We are not, after all, talking about a physical assault; we’re talking about people calling each other names over the Internet. Is there some reason why I should feel compelled to put myself in the middle as long as the two parties are only engaged in bagging on each other in an open comment thread?

If you’re going to charge a double-standard, you need a case in which the things being evaluated differently are actually the same. But they’re not the same, and there are obvious reasons why people who do not care to intervene in the purely personal part of the sniping that both Aster and Keith engaged in, and who have no real reason to, might nevertheless have good reasons to get involved once Keith starts slinging the fag-bashing, not to mention the standalone essay-length extended arguments for running large groups of people out of the movement based on their sexuality, gender identity, or racial or sexual politics. (Which was studded with vile insults against all kinds of people, sure, but which was primarily objectionable because of the substantive position taken in it, not because of the tone or diction.)

Re: Bartlett’s Quotation

quasibill,

And yes, I agree Keith overstepped the bounds with his counter. But again, I’ll ask you whether you think you’d be piling onto (and making offhanded jokes and jibes about) a woman who over-reacted to being ‘pantsed’ in public by permanently crippling her attacker.

While we’re playing the analogy game, I wonder what you would say about a woman who overreacted to being “pantsed” in public by grabbing a crowbar and beating the shit out of not only her attacker, but also everyone else in the room, regardless of whether or not they had ever done anything to her?

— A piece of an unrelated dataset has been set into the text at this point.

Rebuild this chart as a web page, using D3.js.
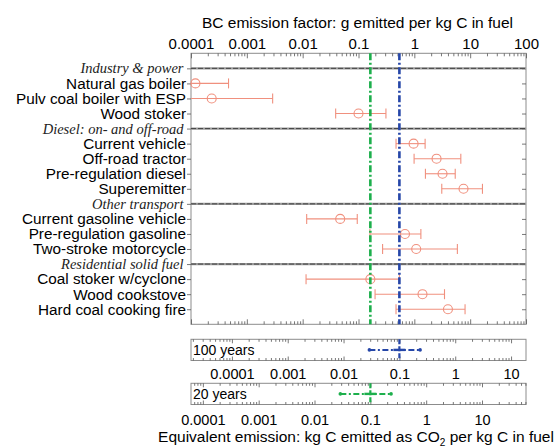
<!DOCTYPE html>
<html><head><meta charset="utf-8">
<script src="https://cdn.jsdelivr.net/npm/d3@7"></script>
<style>body{margin:0;background:#fff} svg{display:block}</style>
</head><body><svg id="c" width="558" height="448"></svg>
<script>
// ---------------- data ----------------
const groups = ["Industry & power", "Diesel: on- and off-road", "Other transport", "Residential solid fuel"];
const sources = ["Natural gas boiler", "Pulv coal boiler with ESP", "Wood stoker",
  "Current vehicle", "Off-road tractor", "Pre-regulation diesel", "Superemitter",
  "Current gasoline vehicle", "Pre-regulation gasoline", "Two-stroke motorcycle",
  "Coal stoker w/cyclone", "Wood cookstove", "Hard coal cooking fire"];
const sourceGroup = [0,0,0, 1,1,1,1, 2,2,2, 3,3,3];
const central = [0.00012, 0.000235, 0.10, 0.97, 2.5, 3.2, 7.6, 0.047, 0.68, 1.08, 0.163, 1.4, 4.0];
const lower   = [0.00008, 0.00008, 0.039, 0.47, 0.99, 1.58, 3.1, 0.0118, 0.16, 0.27, 0.0115, 0.198, 0.47];
const upper   = [0.00047, 0.0029, 0.31, 1.56, 6.8, 5.4, 16.6, 0.095, 1.31, 5.9, 0.54, 3.47, 8.1];
const bcTicks = [0.0001, 0.001, 0.01, 0.1, 1, 10, 100];
const bcTickLabels = ["0.0001", "0.001", "0.01", "0.1", "1", "10", "100"];
const eqTicks = [0.0001, 0.001, 0.01, 0.1, 1, 10];
const eqTickLabels = ["0.0001", "0.001", "0.01", "0.1", "1", "10"];
const horizons = ["100 years", "20 years"];
const bcAtReference = [0.54, 0.163];   // BC factor equal to the reference CO2-equivalent
const eqReference = 0.1;
const eqLower = 0.029, eqUpper = 0.235;
const horizonColors = ["#2546a8", "#1daf4c"];
const topTitle = "BC emission factor: g emitted per kg C in fuel";

// ---------------- layout ----------------
const FONT = "'Liberation Sans', Arial, Helvetica, sans-serif";
const SERIF = "'Liberation Serif', 'Times New Roman', serif";
const L = 191, R = 526, T = 53.3, B = 324.3;
const panelTop = [339.3, 383.3], panelH = 21.2, panelPad = [8, 10];
const salmon = "#f0907e", boxCol = "#8c8c8c", tickCol = "#555";

const svg = d3.select("#c");
const x = d3.scaleLog().domain([bcTicks[0], bcTicks[bcTicks.length-1]]).range([L, R]);

const rows = [];
groups.forEach((g, gi) => {
  rows.push({label: g, header: true});
  sources.forEach((s, i) => { if (sourceGroup[i] === gi) rows.push({label: s, header: false, i}); });
});
const y = d3.scaleLinear().domain([-1, rows.length]).range([T, B]);

function styleAxis(g, fs) {
  g.select(".domain").remove();
  g.selectAll("line").attr("stroke", tickCol).attr("stroke-width", 0.8);
  g.selectAll("text").attr("font-family", FONT).attr("font-size", fs).attr("fill", "#000");
}
function logAxis(parent, axisFn, scale, majors, labels, majSize, minSize, pad, fs, ty) {
  const minors = scale.ticks().filter(v => !majors.some(m => Math.abs(m / v - 1) < 1e-6));
  const g1 = parent.append("g").attr("transform", `translate(0,${ty})`)
    .call(axisFn(scale).tickValues(minors).tickSize(-minSize).tickFormat(""));
  styleAxis(g1, fs);
  const g2 = parent.append("g").attr("transform", `translate(0,${ty})`)
    .call(axisFn(scale).tickValues(majors).tickSizeInner(-majSize).tickSizeOuter(0).tickPadding(pad)
      .tickFormat((d, i) => labels ? labels[i] : ""));
  styleAxis(g2, fs);
}

// title
svg.append("text").attr("x", (L + R) / 2 - 1).attr("y", 28).attr("text-anchor", "middle")
  .attr("font-family", FONT).attr("font-size", 15.5).text(topTitle);

// main plot box
svg.append("rect").attr("x", L).attr("y", T).attr("width", R - L).attr("height", B - T)
  .attr("fill", "none").attr("stroke", boxCol).attr("stroke-width", 1);

logAxis(svg, d3.axisTop, x, bcTicks, bcTickLabels, 5, 3, 4, 15, T);
logAxis(svg, d3.axisBottom, x, bcTicks, null, 5, 3, 4, 15, B);

// row ticks
const rowIdx = d3.range(rows.length);
const gl = svg.append("g").attr("transform", `translate(${L},0)`)
  .call(d3.axisLeft(y).tickValues(rowIdx).tickSize(4).tickFormat(""));
styleAxis(gl, 14);
const gr = svg.append("g").attr("transform", `translate(${R},0)`)
  .call(d3.axisRight(y).tickValues(rowIdx).tickSize(-4).tickFormat(""));
styleAxis(gr, 14);

// header separator lines
rows.forEach((r, k) => {
  if (!r.header) return;
  svg.append("line").attr("x1", L).attr("x2", R).attr("y1", y(k)).attr("y2", y(k))
    .attr("stroke", "#9a9a9a").attr("stroke-width", 2.2);
  svg.append("line").attr("x1", L).attr("x2", R).attr("y1", y(k)).attr("y2", y(k))
    .attr("stroke", "#3a3a3a").attr("stroke-width", 0.9).attr("stroke-dasharray", "5,2");
});

// row labels
rows.forEach((r, k) => {
  svg.append("text").attr("x", r.header ? 183.5 : 186).attr("y", y(k)).attr("dy", "0.35em")
    .attr("text-anchor", "end")
    .attr("font-family", r.header ? SERIF : FONT)
    .attr("font-style", r.header ? "italic" : "normal")
    .attr("font-size", r.header ? 14.5 : 15.3)
    .attr("fill", r.header ? "#222" : "#000")
    .text(r.label);
});

// data: error bars & circles
const dmin = x.domain()[0], dmax = x.domain()[1];
rows.forEach((r, k) => {
  if (r.header) return;
  const i = r.i, yy = y(k);
  const lo = Math.max(lower[i], dmin), hi = Math.min(upper[i], dmax);
  svg.append("line").attr("x1", x(lo)).attr("x2", x(hi)).attr("y1", yy).attr("y2", yy)
    .attr("stroke", salmon).attr("stroke-width", 1.1);
  if (lower[i] >= dmin)
    svg.append("line").attr("x1", x(lower[i])).attr("x2", x(lower[i])).attr("y1", yy - 5).attr("y2", yy + 5)
      .attr("stroke", salmon).attr("stroke-width", 1.1);
  if (upper[i] <= dmax)
    svg.append("line").attr("x1", x(upper[i])).attr("x2", x(upper[i])).attr("y1", yy - 5).attr("y2", yy + 5)
      .attr("stroke", salmon).attr("stroke-width", 1.1);
  svg.append("circle").attr("cx", x(central[i])).attr("cy", yy).attr("r", 4.5)
    .attr("fill", "none").attr("stroke", salmon).attr("stroke-width", 1.1);
});

// reference vertical lines in main plot
bcAtReference.forEach((v, h) => {
  svg.append("line").attr("x1", x(v)).attr("x2", x(v)).attr("y1", T).attr("y2", B)
    .attr("stroke", horizonColors[h]).attr("stroke-width", 2.6).attr("stroke-dasharray", "7,2.5,2,2.5");
});

// lower panels
horizons.forEach((name, h) => {
  const top = panelTop[h], bot = top + panelH, cy = top + panelH / 2;
  const xs = d3.scaleLog().domain(x.domain().map(d => d * eqReference / bcAtReference[h])).range([L, R]);
  svg.append("rect").attr("x", L).attr("y", top).attr("width", R - L).attr("height", panelH)
    .attr("fill", "none").attr("stroke", boxCol).attr("stroke-width", 1);
  logAxis(svg, d3.axisTop, xs, eqTicks, null, 4, 2.5, 4, 14.5, top);
  logAxis(svg, d3.axisBottom, xs, eqTicks, eqTickLabels, 4, 2.5, panelPad[h], 14.5, bot);
  svg.append("text").attr("x", 193).attr("y", cy).attr("dy", "0.38em")
    .attr("font-family", FONT).attr("font-size", 14).text(name);
  const col = horizonColors[h];
  svg.append("line").attr("x1", xs(eqReference)).attr("x2", xs(eqReference)).attr("y1", top).attr("y2", bot)
    .attr("stroke", col).attr("stroke-width", 2.2).attr("stroke-dasharray", "5,2");
  svg.append("line").attr("x1", xs(eqLower)).attr("x2", xs(eqUpper)).attr("y1", cy).attr("y2", cy)
    .attr("stroke", col).attr("stroke-width", 2).attr("stroke-dasharray", "6,2.5,2,2.5");
  svg.append("line").attr("x1", xs(eqReference) - 6).attr("x2", xs(eqReference) + 6).attr("y1", cy).attr("y2", cy)
    .attr("stroke", col).attr("stroke-width", 2.4);
  [eqLower, eqUpper].forEach(v => svg.append("circle").attr("cx", xs(v)).attr("cy", cy).attr("r", 1.8).attr("fill", col));
});

// bottom title
const bt = svg.append("text").attr("x", 356).attr("y", 442).attr("text-anchor", "middle")
  .attr("font-family", FONT).attr("font-size", 15.5);
bt.append("tspan").text("Equivalent emission: kg C emitted as CO");
bt.append("tspan").attr("font-size", 10).attr("dy", 4).text("2");
bt.append("tspan").attr("dy", -4).text(" per kg C in fuel");
</script>
</body></html>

I ask because that’s actually more like the situation that’s going on when Keith replies to Aster calling him names by going on a tirade about “cock-ringed queers,” “pissed-off, man-hating, dykes with an excess of body hair,” “homosexualists” (?), and “persons of one or another surgically altered ‘gender identity,'” inter alia, and generally a bunch of other people who aren’t Aster.

This is not, actually, a two-person feud in which a bunch of bystanders have just inexplicably (or all-too-explicably, or whatever) picked on one side — the side you consider to have been the instigator — to pile on against. What happened was that Aster repeatedly insulted Keith and has in the past attributed positions to him that he claims not to hold, based on insufficient evidence; Keith in response has not only returned the insults; he has also, in the process, launched the most vicious sorts of broadsides against all sorts of people who have absolutely nothing to do with the purely personal aspects of the feud.

Perhaps this might just help explain why a number of folks who have mostly opted out of trying to intervene in the interpersonal sniping, have had something to say about Keith’s recent sorties of rhetorical saturation-bombing.

I don’t need to investigate or comment on the history of the fight in order to justify getting pissed off at Keith for punching me in the face, even if somebody other than Keith started the fight that got him swinging. If he doesn’t want to get piled on, he should start by fighting in a way that doesn’t involve bashing a lot of people other than his putative target.